▼
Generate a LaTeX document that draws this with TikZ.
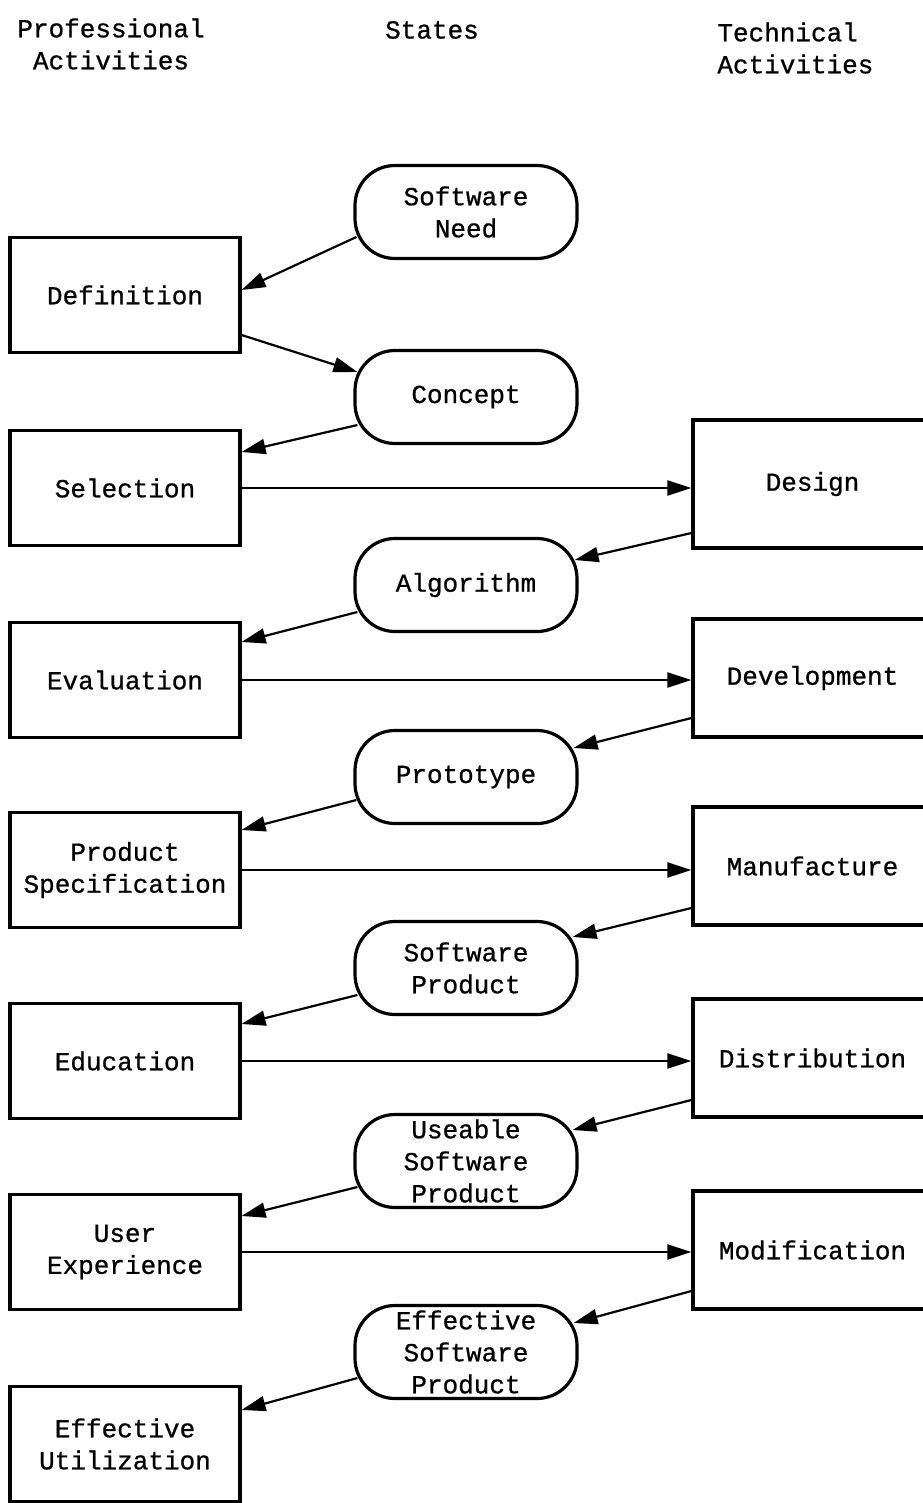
\documentclass[tikz,border=0pt]{standalone}
\usepackage{fontspec}
\setmainfont[FakeBold=0.8]{Liberation Mono}
\usetikzlibrary{arrows.meta}

\begin{document}
\begin{tikzpicture}[x=0.5pt,y=-0.5pt]
            \tikzstyle{activity}=[rectangle, draw=black, line width=1.6pt, minimum width=115pt, minimum height=57.5pt, align=center, inner sep=2pt, font=\fontsize{13}{16}\selectfont]
            \tikzstyle{technical}=[activity, minimum width=119.5pt, minimum height=59pt]
            \tikzstyle{state}=[rectangle, rounded corners=20pt, draw=black, line width=1.6pt, minimum width=111pt, minimum height=46.5pt, align=center, inner sep=0pt, font=\fontsize{13}{16}\selectfont]
            \tikzstyle{heading}=[align=center, inner sep=2pt, font=\fontsize{13}{16}\selectfont]
            \tikzstyle{connect}=[line width=1.1pt, -{Triangle[length=12pt,width=7.5pt]}]
            \useasboundingbox (0,0) rectangle (922,1503);
            % column headings
            \node[heading] (hp) at (111,44) {Professional\\Activities};
            \node[heading] (hs) at (432,30) {States};
            \node[heading, align=left, anchor=west] (ht) at (713,48) {Technical\\Activities};
            % professional activities
            \node[activity] (Def) at (125,295) {Definition};
            \node[activity] (Sel) at (125,488) {Selection};
            \node[activity] (Eva) at (125,680) {Evaluation};
            \node[activity] (Spec) at (125,870) {Product\\Specification};
            \node[activity] (Edu) at (125,1061) {Education};
            \node[activity] (UX) at (125,1252) {User\\Experience};
            \node[activity] (Util) at (125,1444) {Effective\\Utilization};
            % states
            \node[state] (SN) at (466,212) {Software\\Need};
            \node[state] (Con) at (466,397) {Concept};
            \node[state] (Alg) at (466,585) {Algorithm};
            \node[state] (Pro) at (466,777) {Prototype};
            \node[state] (SP) at (466,968) {Software\\Product};
            \node[state] (USP) at (466,1161) {Useable\\Software\\Product};
            \node[state] (ESP) at (466,1352) {Effective\\Software\\Product};
            % technical activities
            \node[technical, minimum height=64pt] (Des) at (812.5,484) {Design};
            \node[technical] (Dev) at (812.5,678) {Development};
            \node[technical] (Man) at (812.5,866) {Manufacture};
            \node[technical] (Dis) at (812.5,1058) {Distribution};
            \node[technical] (Mod) at (812.5,1250) {Modification};
            % connectors
            \path ([xshift=1.5pt,yshift=-12.5pt]SN.west) edge [connect] ([yshift=2.5pt]Def.east);
            \path ([yshift=-20pt]Def.east) edge [connect] ([xshift=2pt,yshift=12.5pt]Con.west);
            \path ([xshift=2pt,yshift=-14pt]Con.west) edge [connect] ([yshift=18pt]Sel.east);
            \path (Sel.east) edge [connect] (Sel.east -| Des.west);
            \path ([yshift=-24.5pt]Des.west) edge [connect] ([xshift=-2pt,yshift=12.5pt]Alg.east);
            \path ([xshift=2pt,yshift=-13.5pt]Alg.west) edge [connect] ([yshift=19pt]Eva.east);
            \path (Eva.east) edge [connect] (Eva.east -| Dev.west);
            \path ([yshift=-20pt]Dev.west) edge [connect] ([xshift=-2.5pt,yshift=14.5pt]Pro.east);
            \path ([xshift=1.5pt,yshift=-11.5pt]Pro.west) edge [connect] ([yshift=20pt]Spec.east);
            \path (Spec.east) edge [connect] (Spec.east -| Man.west);
            \path ([yshift=-21pt]Man.west) edge [connect] ([xshift=-3pt,yshift=15.5pt]SP.east);
            \path ([xshift=2pt,yshift=-13.5pt]SP.west) edge [connect] ([yshift=18.5pt]Edu.east);
            \path (Edu.east) edge [connect] (Edu.east -| Dis.west);
            \path ([yshift=-21pt]Dis.west) edge [connect] ([xshift=-3pt,yshift=15.5pt]USP.east);
            \path ([xshift=2pt,yshift=-13pt]USP.west) edge [connect] ([yshift=18pt]UX.east);
            \path (UX.east) edge [connect] (UX.east -| Mod.west);
            \path ([yshift=-20.5pt]Mod.west) edge [connect] ([xshift=-2.5pt,yshift=14.5pt]ESP.east);
            \path ([xshift=2pt,yshift=-13pt]ESP.west) edge [connect] ([yshift=17pt]Util.east);
        \end{tikzpicture}
\end{document}
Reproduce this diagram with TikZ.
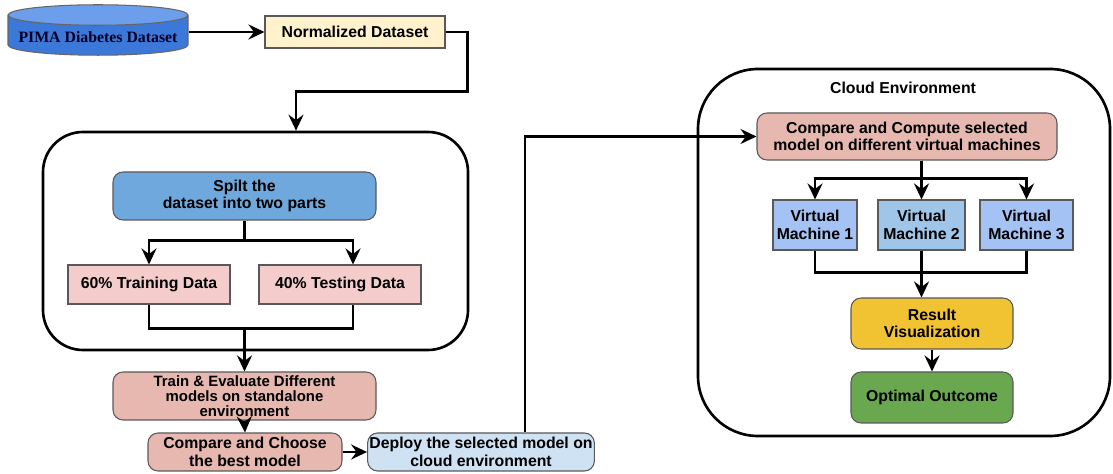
\documentclass[tikz,border=0pt]{standalone}
\usepackage{fontspec}
\setmainfont{Liberation Sans}
\newfontfamily\timesfont{Liberation Serif}
\usepackage{tikz}
\usetikzlibrary{positioning,arrows.meta,shapes.geometric,calc}
\definecolor{dbblue}{RGB}{60,120,216}
\definecolor{dbtop}{RGB}{109,158,235}
\definecolor{normfill}{RGB}{255,242,204}
\definecolor{splitfill}{RGB}{111,168,220}
\definecolor{pinkfill}{RGB}{244,204,204}
\definecolor{salmon}{RGB}{230,184,175}
\definecolor{deployfill}{RGB}{207,226,243}
\definecolor{vmfill}{RGB}{164,194,244}
\definecolor{vmfilltwo}{RGB}{159,197,232}
\definecolor{resfill}{RGB}{241,194,50}
\definecolor{optfill}{RGB}{106,168,79}
\tikzset{
>={Stealth[width=3mm,length=3.2mm,inset=1.1mm]},
base/.style = {rectangle, draw=black!65, line width=0.6pt, align=center,
                         inner sep=1pt, font=\bfseries\fontsize{9}{10}\selectfont},
flat/.style = {base},
round/.style = {base, rounded corners=2mm},
frame/.style = {rectangle, draw=black, line width=1.5pt},
}

\begin{document}
\begin{tikzpicture}[line width=1.5pt, align=center]

    \useasboundingbox (0,0) rectangle (22.26,-9.48);

    \node[cylinder, shape border rotate=90, aspect=0.12, draw=black!60, line width=0.6pt,
          cylinder uses custom fill, cylinder body fill=dbblue, cylinder end fill=dbtop,
          minimum width=3.6cm, minimum height=0.88cm, anchor=shape center,
          font=\timesfont\bfseries\fontsize{9}{10}\selectfont, text=black!85!blue] (data) at(1.96, -0.6)  {PIMA Diabetes Dataset};
    \node[flat, fill=normfill, minimum width=3.6cm, minimum height=0.64cm] (norm) at(7.1, -0.64)  {Normalized Dataset};

    % standalone part
    \node[frame, rounded corners=0.8cm, minimum width=8.5cm, minimum height=4.36cm] (local) at(5.11, -4.82)  {};
    \node[round, fill=splitfill, minimum width=5.26cm, minimum height=0.96cm] (split) at(4.89, -3.92)  {Spilt the\\dataset into two parts};
    \node[flat, fill=pinkfill, minimum width=3.24cm, minimum height=0.78cm] (train) at(2.98, -5.69)  {60\% Training Data};
    \node[flat, fill=pinkfill, minimum width=3.24cm, minimum height=0.78cm] (test) at(6.8, -5.69)  {40\% Testing Data};

    \node[round, fill=salmon, minimum width=5.26cm, minimum height=0.96cm,
          font=\bfseries\fontsize{8.5}{8.6}\selectfont] (evalm) at(4.89, -7.92)  {Train \& Evaluate Different\\models on standalone\\environment};
    \node[round, fill=salmon, minimum width=3.88cm, minimum height=0.76cm] (choose) at(4.9, -9.04)  {Compare and Choose\\the best model};
    \node[round, fill=deployfill, minimum width=4.52cm, minimum height=0.76cm] (deploy) at(9.62, -9.04)  {Deploy the selected model on\\cloud environment};

    % cloud part
    \node[frame, rounded corners=1.2cm, minimum width=8.24cm, minimum height=7.34cm] (cloud) at(18.08, -5.05)  {};
    \node[font=\bfseries\fontsize{9}{10}\selectfont] (cloudlbl) at(18.06, -1.76)  {Cloud Environment};
    \node[round, fill=salmon, minimum width=6cm, minimum height=0.94cm] (compute) at(18.14, -2.73)  {Compare and Compute selected\\model on different virtual machines};

    \node[flat, fill=vmfill, minimum width=1.68cm, minimum height=1cm] (vm1) at(16.3, -4.5)  {Virtual\\Machine 1};
    \node[flat, fill=vmfilltwo, minimum width=1.74cm, minimum height=1cm] (vm2) at(18.43, -4.5)  {Virtual\\Machine 2};
    \node[flat, fill=vmfill, minimum width=1.86cm, minimum height=1cm] (vm3) at(20.53, -4.5)  {Virtual\\Machine 3};

    \node[round, fill=resfill, minimum width=3.24cm, minimum height=1.02cm] (result) at(18.64, -6.47)  {Result\\Visualization};
    \node[round, fill=optfill, minimum width=3.24cm, minimum height=1.02cm] (optimal) at(18.64, -7.95)  {Optimal Outcome};

    \draw[->] (data.east |- norm.west)  to (norm.west) ;
    \draw[->] (norm.east) -- ++(0.44,0) |- ($(local.north)+(0.81,0.78)$) -- ($(local.north)+(0.81,0)$) ;

    \draw[->] (split.south) -- ++(0,-0.4) -| (train.north) ;
    \draw[->] (split.south) -- ++(0,-0.4) -| ($(test.north)+(0.26,0)$) ;
    \draw (train.south) -- ++(0,-0.48) -| ($(test.south)+(0.26,0)$) ;
    \draw[->] ($(evalm.north)+(0,0.88)$) -- (evalm.north) ;

    \draw[->] (evalm.south)  to (choose.north) ;
    \draw[->] (choose)  to (deploy) ;
    \draw[->] ($(deploy.north)+(0.88,0)$) |- (compute.west) ;

    \draw[->] (compute.south -| vm2.north) -- ++(0,-0.36) -| (vm1.north) ;
    \draw[->] (compute.south -| vm2.north) -- (vm2.north) ;
    \draw[->] (compute.south -| vm2.north) -- ++(0,-0.36) -| (vm3.north) ;

    \draw (vm1.south) -- ++(0,-0.44) -| (vm3.south) ;
    \draw (vm2.south) -- ++(0,-0.44) ;
    \draw[->] (vm2.south) -- (vm2.south |- result.north) ;
    \draw[->] (result)  to (optimal) ;

\end{tikzpicture}
\end{document}
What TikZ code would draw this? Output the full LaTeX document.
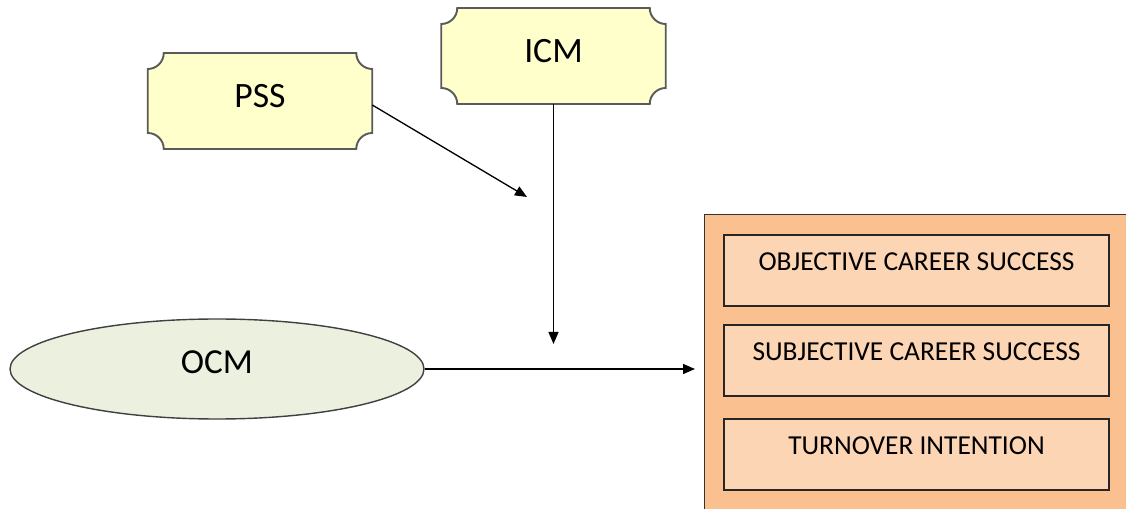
\documentclass[tikz,border=0pt]{standalone}
\usepackage{fontspec}
\setmainfont{Carlito}
\usepackage{tikz}
\usetikzlibrary{shapes.geometric, arrows.meta, positioning, backgrounds}
\definecolor{plaquefill}{HTML}{FFFFCC}
\definecolor{plaqueedge}{HTML}{5A5A5A}
\definecolor{ocmfill}{HTML}{EBF1DE}
\definecolor{outcomefill}{HTML}{FAC090}
\definecolor{itemfill}{HTML}{FCD5B5}

\begin{document}
\begin{tikzpicture}[auto]
    \tikzstyle{plaque} = [rectangle, draw=none, outer sep=0pt, minimum width=4.49cm, minimum height=1.92cm, text depth=0.22cm, font=\fontsize{20.3}{24}\selectfont]
    \tikzstyle{plaqueline} = [fill=plaquefill, draw=plaqueedge, line width=1.1pt]
    \tikzstyle{oval} = [ellipse, draw=black!75, line width=0.8pt, fill=ocmfill, minimum width=8.28cm, minimum height=2cm, text depth=0.26cm, font=\fontsize{20}{24}\selectfont]
    \tikzstyle{group} = [rectangle, draw=black!80, line width=0.8pt, fill=outcomefill]
    \tikzstyle{item} = [rectangle, draw=black!85, line width=0.8pt, fill=itemfill, minimum width=7.7cm, minimum height=1.42cm, text depth=0.36cm, font=\fontsize{15.6}{18}\selectfont]
    \tikzstyle{arrow} = [line width=0.75pt, -{Triangle[length=0.24cm, width=0.2cm]}]
    \def\r{0.32cm}

    \useasboundingbox (0,0) rectangle (22.52,10.16);

    % moderators and predictor
    \node [plaque] (pss) at (5.2,8.14) {PSS};
    \node [plaque] (icm) at (11.07,9.04) {ICM};
    \node [oval] (ocm) at (4.34,2.78) {OCM};

    % outcome block
    \node [group, minimum width=8.6cm, minimum height=6cm, anchor=north west] (outcome) at (14.08,5.88) {};
    \node [item] (obj) at (18.33,4.75) {OBJECTIVE CAREER SUCCESS};
    \node [item] (subj) at (18.33,2.95) {SUBJECTIVE CAREER SUCCESS};
    \node [item] (turn) at (18.33,1.07) {TURNOVER INTENTION};

    % plaque outlines with hollow corners
    \begin{pgfonlayer}{background}
    \foreach \n in {pss, icm} {
        \filldraw [plaqueline] ([xshift=\r]\n.north west) -- ([xshift=-\r]\n.north east)
            arc [start angle=180, end angle=270, radius=\r]
            -- ([yshift=\r]\n.south east)
            arc [start angle=90, end angle=180, radius=\r]
            -- ([xshift=\r]\n.south west)
            arc [start angle=0, end angle=90, radius=\r]
            -- ([yshift=-\r]\n.north west)
            arc [start angle=270, end angle=360, radius=\r] -- cycle;
    }
    \end{pgfonlayer}

    \coordinate (pssend) at (10.54,6.22);
    \coordinate (icmend) at (11.07,3.28);
    \coordinate (ocmend) at (13.9,2.78);

    \draw [arrow] ([yshift=-0.08cm]pss.east) -- (pssend);
    \draw [arrow] (icm.south) -- (icmend);
    \draw [arrow] (ocm.east) -- (ocmend);
\end{tikzpicture}
\end{document}
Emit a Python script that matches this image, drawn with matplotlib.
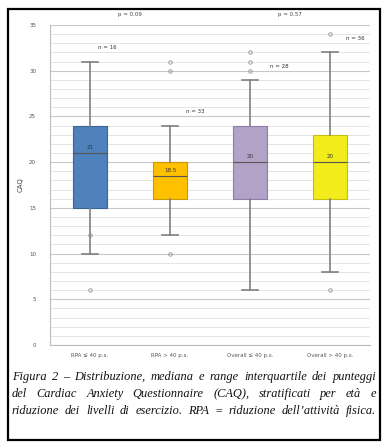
▲
• _Problem statement_: Keep only those lines of the records that hold "LaTeX", and return them.

• _Output for this task_:
Generate a LaTeX document that draws this with TikZ.
What TikZ code would draw this? Output the full LaTeX document.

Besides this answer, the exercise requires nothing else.